Washington and other Western capitals also have reaffirmed offers to support replacing Russian forces in Moldova with international peacekeepers. Moscow contends such an approach would be unacceptable to the ethnic Russian population where Russian troops currently reside.

Daniel Fried, assistant secretary of state for European and Eurasian affairs, stated Oct. 5 that the United States wanted to “work as fast as possible so that the Russians don’t suspend their obligations.” Although stating that U.S. proposals represented “a step to the right direction,” Lavrov Oct. 12 proclaimed them “insufficient.”

START

Lavrov further noted that the two governments “haven’t finalized…work” on what will follow START, which is scheduled to expire Dec. 5, 2009. The treaty required Washington and Moscow to cut their deployed strategic nuclear warhead levels from more than 10,000 each to fewer than 6,000 apiece. Neither country supports exercising the treaty’s five-year extension option, but both want to maintain certain treaty elements, such as some inspection and data exchange measures.

Russia favors codifying those provisions in a legally binding accord with new warhead and delivery-vehicle limits. The Bush administration does not, arguing such agreements are no longer needed because the Cold War arms race is in the past. (See ACT, July/August 2007. )

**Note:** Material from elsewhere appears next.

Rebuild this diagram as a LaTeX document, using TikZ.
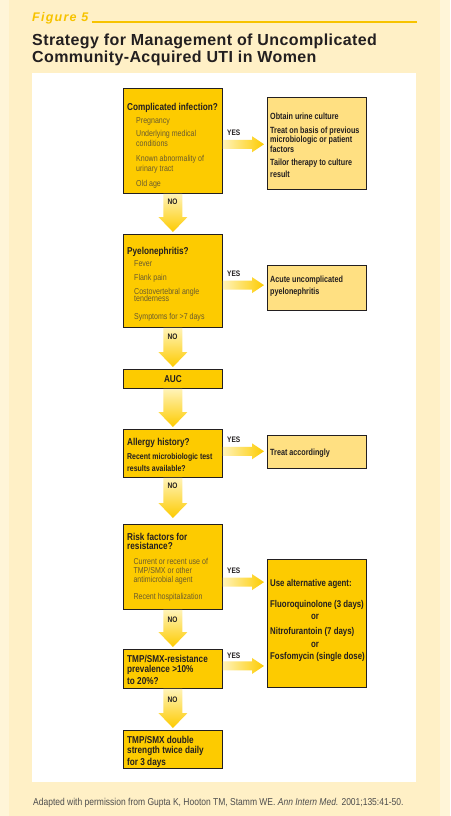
\documentclass[tikz,border=0pt]{standalone}
\usepackage{fontspec}
\setmainfont{Liberation Sans}
\newfontfamily\cond[FakeStretch=0.82]{Liberation Sans}
\newfontfamily\condB[FakeStretch=0.80]{Liberation Sans}
\newfontfamily\footfont[FakeStretch=0.85]{Liberation Sans}
\newfontfamily\ttlfont[LetterSpace=2.5]{Liberation Sans}
\newfontfamily\figfont[LetterSpace=10]{Liberation Sans}
\usetikzlibrary{calc}
\definecolor{bgcream}{HTML}{FFF0C6}
\definecolor{bgedge}{HTML}{FFF5D8}
\definecolor{gold}{HTML}{FDCB00}
\definecolor{figgold}{HTML}{F7C300}
\definecolor{lightbox}{HTML}{FFE082}
\definecolor{arrpale}{HTML}{FFF3B8}
\definecolor{ink}{HTML}{231F20}
\definecolor{subtext}{HTML}{6A5B2E}
\definecolor{foot}{HTML}{4D4D4D}
\newcommand\rr{\rightskip=0pt plus 1fil\spaceskip=0pt\xspaceskip=0pt\relax}
\newcommand\hf{\cond\bfseries\fontsize{10}{10}\selectfont\color{ink}}
\newcommand\itf[1]{\rr\cond\mdseries\fontsize{8.6}{#1}\selectfont\color{subtext}}
\newcommand\rbf[1]{\rr\cond\bfseries\fontsize{8.5}{#1}\selectfont\color{ink}}
\newcommand\rb[2]{\rr\condB\bfseries\fontsize{#1}{#2}\selectfont\color{ink}}
% vertical block arrow: [gap] from to
\newcommand\varrowblk[3][2]{%
  \shade[top color=arrpale, bottom color=gold]
    ($(#2.south)+(-9.5,0)$) -- ($(#2.south)+(9.5,0)$)
    -- ($(#3.north)+(9.5,-#1-15)$) -- ($(#3.north)+(14.5,-#1-15)$)
    -- ($(#3.north)+(0,-#1)$)
    -- ($(#3.north)+(-14.5,-#1-15)$) -- ($(#3.north)+(-9.5,-#1-15)$) -- cycle;}
% horizontal block arrow: from to dy
\newcommand\harrowblk[3]{%
  \coordinate (hs) at ($(#1.east)+(0,#3)$);
  \coordinate (ht) at (hs -| #2.west);
  \shade[left color=arrpale, right color=gold]
    ($(hs)+(0,-4.5)$) -- ($(ht)+(-15,-4.5)$) -- ($(ht)+(-15,-8)$)
    -- ($(ht)+(-3,0)$)
    -- ($(ht)+(-15,8)$) -- ($(ht)+(-15,4.5)$) -- ($(hs)+(0,4.5)$) -- cycle;}
\tikzset{
  flowbox/.style={draw=ink, line width=0.9pt, anchor=north west, inner sep=0pt, minimum width=99pt},
  goldbox/.style={flowbox, fill=gold},
  palebox/.style={flowbox, fill=lightbox},
  txt/.style={anchor=base west, inner sep=0pt, align=left, text width=110pt, text=ink},
  lbl/.style={font=\cond\bfseries\fontsize{8}{9}\selectfont, text=ink, inner sep=0pt}
}
\begin{document}
\begin{tikzpicture}[x=1pt,y=-1pt]
\useasboundingbox (0,0) rectangle (450,816);
\fill[bgcream] (0,0) rectangle (450,816);
\fill[bgedge] (0,0) rectangle (9,816);
\fill[bgedge] (440,0) rectangle (450,816);
\fill[white] (32,73) rectangle (416,782);

% heading
\node[anchor=base west, inner sep=0pt, font=\figfont\bfseries\itshape\fontsize{12.5}{12.5}\selectfont, text=figgold] (fig) at (32,21.7) {Figure 5};
\coordinate (lineend) at (417,21.7);
\draw[figgold, line width=2pt] ([xshift=3pt]fig.base east) -- (fig.base east -| lineend);
\node[anchor=north west, inner sep=0pt, align=left, font=\ttlfont\bfseries\fontsize{16}{17}\selectfont, text=ink] (title) at (32,33.3) {Strategy for Management of Uncomplicated\\Community-Acquired UTI in Women};

% left column
\node[goldbox, minimum height=105pt, label={[txt,xshift=4pt,yshift=-22pt]north west:{\itf{9.7}{\hf Complicated infection?}\\[3.6pt]
\hspace*{9pt}Pregnancy\\[3.6pt]
\hspace*{9pt}Underlying medical\\
\hspace*{9pt}conditions\\[5.3pt]
\hspace*{9pt}Known abnormality of\\
\hspace*{9pt}urinary tract\\[3pt]
\hspace*{9pt}Old age}}] (b1) at (123,88) {};

\node[goldbox, minimum height=93pt, label={[txt,xshift=4pt,yshift=-20pt]north west:{\itf{9.7}{\hf Pyelonephritis?}\\[3pt]
\hspace*{7pt}Fever\\[4.3pt]
\hspace*{7pt}Flank pain\\[3.6pt]
\hspace*{7pt}Costovertebral angle\\[-2pt]
\hspace*{7pt}tenderness\\[5.3pt]
\hspace*{7pt}Symptoms for >7 days}}] (b2) at (123,234) {};

\node[goldbox, minimum height=19pt, font=\hf] (b3) at (123,369) {AUC};

\node[goldbox, minimum height=48pt, label={[txt,xshift=4pt,yshift=-16.7pt]north west:{\rbf{9.3}{\hf Allergy history?}\\[4pt]
Recent microbiologic test\\
results available?}}] (b4) at (123,429) {};

\node[goldbox, minimum height=85pt, label={[txt,xshift=4pt,yshift=-16pt]north west:{\itf{9}{\hf Risk factors for\\[0.3pt] resistance?}\\[5.7pt]
\hspace*{6.3pt}Current or recent use of\\
\hspace*{6.3pt}TMP/SMX or other\\
\hspace*{6.3pt}antimicrobial agent\\[5.3pt]
\hspace*{6.3pt}Recent hospitalization}}] (b5) at (123,524) {};

\node[goldbox, minimum height=39pt, label={[txt,xshift=4pt,yshift=-13.7pt]north west:{\rr\hf TMP/SMX-resistance\\
prevalence >10\%\\
to 20\%?}}] (b6) at (123,649) {};

\node[goldbox, minimum height=38pt, label={[txt,xshift=4pt,yshift=-13.3pt]north west:{\rr\hf TMP/SMX double\\
strength twice daily\\
for 3 days}}] (b7) at (123,730) {};

% right column
\node[palebox, minimum height=92pt, label={[txt,xshift=3pt,yshift=-22.3pt]north west:{\rb{9}{9.6}Obtain urine culture\\[4.4pt]
Treat on basis of previous\\
microbiologic or patient\\
factors\\[3.8pt]
Tailor therapy to culture\\
result}}] (r1) at (267,97) {};

\node[palebox, minimum height=45pt, label={[txt,xshift=3pt,yshift=-17.7pt]north west:{\rb{9}{10}Acute uncomplicated\\
pyelonephritis}}] (r2) at (267,265) {};

\node[palebox, minimum height=33pt, label={[txt,xshift=3pt,yshift=-20pt]north west:{\rb{9}{10}Treat accordingly}}] (r3) at (267,435) {};

\node[goldbox, minimum height=128pt, label={[txt,xshift=3pt,yshift=-27.7pt]north west:{\rb{9.8}{13.3}Use alternative agent:\\[7.3pt]
Fluoroquinolone (3 days)\\[-1.6pt]
\hspace*{41pt}or\\[1.7pt]
Nitrofurantoin (7 days)\\
\hspace*{41pt}or\\[0.4pt]
Fosfomycin (single dose)}}] (r4) at (267,559) {};

% arrows
\varrowblk{b1}{b2}
\varrowblk{b2}{b3}
\varrowblk{b3}{b4}
\varrowblk[6]{b4}{b5}
\varrowblk{b5}{b6}
\varrowblk{b6}{b7}
\harrowblk{b1}{r1}{3.3}
\harrowblk{b2}{r2}{4.2}
\harrowblk{b4}{r3}{-2.2}
\harrowblk{b5}{r4}{15.2}
\harrowblk{b6}{r4}{-3}

% connector labels
\node[lbl, anchor=base west] (y1) at (227,135) {YES};
\node[lbl, anchor=base west] (y2) at (227,276.7) {YES};
\node[lbl, anchor=base west] (y3) at (227,442.3) {YES};
\node[lbl, anchor=base west] (y4) at (227,573.3) {YES};
\node[lbl, anchor=base west] (y5) at (227,658.3) {YES};
\node[lbl, anchor=base] (n1) at (172.5,204) {NO};
\node[lbl, anchor=base] (n2) at (172.5,339.3) {NO};
\node[lbl, anchor=base] (n3) at (172.5,488.3) {NO};
\node[lbl, anchor=base] (n4) at (172.5,622) {NO};
\node[lbl, anchor=base] (n5) at (172.5,702.7) {NO};

% footer
\node[anchor=base west, inner sep=0pt, font=\footfont\fontsize{10}{10}\selectfont, text=foot] (foot) at (33,805) {Adapted with permission from Gupta K, Hooton TM, Stamm WE. \textit{Ann Intern Med.} 2001;135:41-50.};
\end{tikzpicture}
\end{document}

Some lawmakers, including a leading Republican voice on U.S. relations with Russia, are urging the administration to rethink its position. Speaking Oct. 8, Sen. Richard Lugar (R-Ind.), ranking member of the foreign relations panel, said he was “hopeful the administration will ultimately abandon anxieties about legally binding commitments.” Lugar contended treaties “reduce the chances of misinterpretation, miscalculation, and error.” He added, “[T]he current Russian-American relationship is complicated enough without introducing greater elements of uncertainty into the nuclear relationship.”